>> Start

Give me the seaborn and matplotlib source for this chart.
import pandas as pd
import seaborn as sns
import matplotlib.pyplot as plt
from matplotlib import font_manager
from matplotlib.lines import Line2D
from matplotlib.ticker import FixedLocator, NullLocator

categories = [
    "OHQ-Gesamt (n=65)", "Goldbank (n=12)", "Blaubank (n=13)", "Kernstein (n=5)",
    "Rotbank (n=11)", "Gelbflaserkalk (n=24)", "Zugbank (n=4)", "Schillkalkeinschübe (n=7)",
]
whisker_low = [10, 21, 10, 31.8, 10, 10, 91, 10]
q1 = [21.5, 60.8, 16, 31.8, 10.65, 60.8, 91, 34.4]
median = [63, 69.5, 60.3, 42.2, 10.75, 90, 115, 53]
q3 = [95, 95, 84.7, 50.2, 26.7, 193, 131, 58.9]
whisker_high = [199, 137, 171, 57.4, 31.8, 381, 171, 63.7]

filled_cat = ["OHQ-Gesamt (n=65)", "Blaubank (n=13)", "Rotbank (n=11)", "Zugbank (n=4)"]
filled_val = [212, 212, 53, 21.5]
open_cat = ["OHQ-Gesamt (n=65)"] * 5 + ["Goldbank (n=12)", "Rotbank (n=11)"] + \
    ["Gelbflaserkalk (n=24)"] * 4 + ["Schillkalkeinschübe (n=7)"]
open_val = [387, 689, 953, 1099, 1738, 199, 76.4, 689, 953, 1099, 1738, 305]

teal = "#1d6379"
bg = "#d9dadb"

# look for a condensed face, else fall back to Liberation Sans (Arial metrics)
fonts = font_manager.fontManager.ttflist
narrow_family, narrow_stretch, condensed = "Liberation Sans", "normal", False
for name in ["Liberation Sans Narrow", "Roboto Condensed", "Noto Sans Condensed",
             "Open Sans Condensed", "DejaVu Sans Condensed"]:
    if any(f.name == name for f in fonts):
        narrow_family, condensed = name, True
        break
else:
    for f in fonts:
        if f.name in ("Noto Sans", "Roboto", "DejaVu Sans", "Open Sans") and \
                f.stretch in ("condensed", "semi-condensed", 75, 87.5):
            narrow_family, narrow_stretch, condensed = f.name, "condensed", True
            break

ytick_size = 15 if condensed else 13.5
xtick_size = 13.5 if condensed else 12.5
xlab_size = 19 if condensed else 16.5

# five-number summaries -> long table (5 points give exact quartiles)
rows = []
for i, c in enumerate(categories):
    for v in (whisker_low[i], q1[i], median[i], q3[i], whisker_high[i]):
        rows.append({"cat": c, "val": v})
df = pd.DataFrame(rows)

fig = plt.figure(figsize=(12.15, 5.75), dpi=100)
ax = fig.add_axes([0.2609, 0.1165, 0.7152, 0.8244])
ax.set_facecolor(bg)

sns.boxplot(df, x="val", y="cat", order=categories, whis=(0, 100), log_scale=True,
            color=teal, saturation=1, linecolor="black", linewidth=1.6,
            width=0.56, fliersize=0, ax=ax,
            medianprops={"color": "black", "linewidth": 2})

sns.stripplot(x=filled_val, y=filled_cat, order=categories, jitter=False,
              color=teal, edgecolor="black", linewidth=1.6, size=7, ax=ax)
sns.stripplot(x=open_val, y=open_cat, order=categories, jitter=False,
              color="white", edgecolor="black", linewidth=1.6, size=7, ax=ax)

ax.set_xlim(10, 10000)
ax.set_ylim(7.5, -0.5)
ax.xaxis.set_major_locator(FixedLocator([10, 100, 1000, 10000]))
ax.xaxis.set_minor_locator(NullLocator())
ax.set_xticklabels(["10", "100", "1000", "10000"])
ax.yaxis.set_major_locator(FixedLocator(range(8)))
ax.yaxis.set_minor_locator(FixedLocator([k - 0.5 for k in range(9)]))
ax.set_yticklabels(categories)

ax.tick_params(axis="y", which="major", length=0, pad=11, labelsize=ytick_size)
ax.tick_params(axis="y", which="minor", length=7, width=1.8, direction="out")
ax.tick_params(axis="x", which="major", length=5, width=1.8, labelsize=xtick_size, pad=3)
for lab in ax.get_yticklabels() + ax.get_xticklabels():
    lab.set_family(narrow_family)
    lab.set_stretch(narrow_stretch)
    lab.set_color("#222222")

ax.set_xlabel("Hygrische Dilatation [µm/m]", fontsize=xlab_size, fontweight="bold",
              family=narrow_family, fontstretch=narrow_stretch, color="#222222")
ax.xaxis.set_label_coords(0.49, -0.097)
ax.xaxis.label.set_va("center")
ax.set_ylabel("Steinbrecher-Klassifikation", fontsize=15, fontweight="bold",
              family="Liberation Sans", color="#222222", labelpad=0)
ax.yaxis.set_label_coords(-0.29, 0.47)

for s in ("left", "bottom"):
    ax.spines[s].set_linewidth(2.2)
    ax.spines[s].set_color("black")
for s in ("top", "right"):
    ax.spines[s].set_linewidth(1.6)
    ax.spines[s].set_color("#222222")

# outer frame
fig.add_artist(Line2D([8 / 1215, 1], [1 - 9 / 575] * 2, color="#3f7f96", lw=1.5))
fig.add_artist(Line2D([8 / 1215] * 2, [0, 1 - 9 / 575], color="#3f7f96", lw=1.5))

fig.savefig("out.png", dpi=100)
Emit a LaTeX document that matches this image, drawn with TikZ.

>> End

*Task instructions*
Word for word, extract all the records.

*Solution to this exercise*
Give me the seaborn and matplotlib source for this chart.
import pandas as pd
import seaborn as sns
import matplotlib.pyplot as plt
from matplotlib import font_manager
from matplotlib.lines import Line2D
from matplotlib.ticker import FixedLocator, NullLocator

categories = [
    "OHQ-Gesamt (n=65)", "Goldbank (n=12)", "Blaubank (n=13)", "Kernstein (n=5)",
    "Rotbank (n=11)", "Gelbflaserkalk (n=24)", "Zugbank (n=4)", "Schillkalkeinschübe (n=7)",
]
whisker_low = [10, 21, 10, 31.8, 10, 10, 91, 10]
q1 = [21.5, 60.8, 16, 31.8, 10.65, 60.8, 91, 34.4]
median = [63, 69.5, 60.3, 42.2, 10.75, 90, 115, 53]
q3 = [95, 95, 84.7, 50.2, 26.7, 193, 131, 58.9]
whisker_high = [199, 137, 171, 57.4, 31.8, 381, 171, 63.7]

filled_cat = ["OHQ-Gesamt (n=65)", "Blaubank (n=13)", "Rotbank (n=11)", "Zugbank (n=4)"]
filled_val = [212, 212, 53, 21.5]
open_cat = ["OHQ-Gesamt (n=65)"] * 5 + ["Goldbank (n=12)", "Rotbank (n=11)"] + \
    ["Gelbflaserkalk (n=24)"] * 4 + ["Schillkalkeinschübe (n=7)"]
open_val = [387, 689, 953, 1099, 1738, 199, 76.4, 689, 953, 1099, 1738, 305]

teal = "#1d6379"
bg = "#d9dadb"

# look for a condensed face, else fall back to Liberation Sans (Arial metrics)
fonts = font_manager.fontManager.ttflist
narrow_family, narrow_stretch, condensed = "Liberation Sans", "normal", False
for name in ["Liberation Sans Narrow", "Roboto Condensed", "Noto Sans Condensed",
             "Open Sans Condensed", "DejaVu Sans Condensed"]:
    if any(f.name == name for f in fonts):
        narrow_family, condensed = name, True
        break
else:
    for f in fonts:
        if f.name in ("Noto Sans", "Roboto", "DejaVu Sans", "Open Sans") and \
                f.stretch in ("condensed", "semi-condensed", 75, 87.5):
            narrow_family, narrow_stretch, condensed = f.name, "condensed", True
            break

ytick_size = 15 if condensed else 13.5
xtick_size = 13.5 if condensed else 12.5
xlab_size = 19 if condensed else 16.5

# five-number summaries -> long table (5 points give exact quartiles)
rows = []
for i, c in enumerate(categories):
    for v in (whisker_low[i], q1[i], median[i], q3[i], whisker_high[i]):
        rows.append({"cat": c, "val": v})
df = pd.DataFrame(rows)

fig = plt.figure(figsize=(12.15, 5.75), dpi=100)
ax = fig.add_axes([0.2609, 0.1165, 0.7152, 0.8244])
ax.set_facecolor(bg)

sns.boxplot(df, x="val", y="cat", order=categories, whis=(0, 100), log_scale=True,
            color=teal, saturation=1, linecolor="black", linewidth=1.6,
            width=0.56, fliersize=0, ax=ax,
            medianprops={"color": "black", "linewidth": 2})

sns.stripplot(x=filled_val, y=filled_cat, order=categories, jitter=False,
              color=teal, edgecolor="black", linewidth=1.6, size=7, ax=ax)
sns.stripplot(x=open_val, y=open_cat, order=categories, jitter=False,
              color="white", edgecolor="black", linewidth=1.6, size=7, ax=ax)

ax.set_xlim(10, 10000)
ax.set_ylim(7.5, -0.5)
ax.xaxis.set_major_locator(FixedLocator([10, 100, 1000, 10000]))
ax.xaxis.set_minor_locator(NullLocator())
ax.set_xticklabels(["10", "100", "1000", "10000"])
ax.yaxis.set_major_locator(FixedLocator(range(8)))
ax.yaxis.set_minor_locator(FixedLocator([k - 0.5 for k in range(9)]))
ax.set_yticklabels(categories)

ax.tick_params(axis="y", which="major", length=0, pad=11, labelsize=ytick_size)
ax.tick_params(axis="y", which="minor", length=7, width=1.8, direction="out")
ax.tick_params(axis="x", which="major", length=5, width=1.8, labelsize=xtick_size, pad=3)
for lab in ax.get_yticklabels() + ax.get_xticklabels():
    lab.set_family(narrow_family)
    lab.set_stretch(narrow_stretch)
    lab.set_color("#222222")

ax.set_xlabel("Hygrische Dilatation [µm/m]", fontsize=xlab_size, fontweight="bold",
              family=narrow_family, fontstretch=narrow_stretch, color="#222222")
ax.xaxis.set_label_coords(0.49, -0.097)
ax.xaxis.label.set_va("center")
ax.set_ylabel("Steinbrecher-Klassifikation", fontsize=15, fontweight="bold",
              family="Liberation Sans", color="#222222", labelpad=0)
ax.yaxis.set_label_coords(-0.29, 0.47)

for s in ("left", "bottom"):
    ax.spines[s].set_linewidth(2.2)
    ax.spines[s].set_color("black")
for s in ("top", "right"):
    ax.spines[s].set_linewidth(1.6)
    ax.spines[s].set_color("#222222")

# outer frame
fig.add_artist(Line2D([8 / 1215, 1], [1 - 9 / 575] * 2, color="#3f7f96", lw=1.5))
fig.add_artist(Line2D([8 / 1215] * 2, [0, 1 - 9 / 575], color="#3f7f96", lw=1.5))

fig.savefig("out.png", dpi=100)
Emit a LaTeX document that matches this image, drawn with TikZ.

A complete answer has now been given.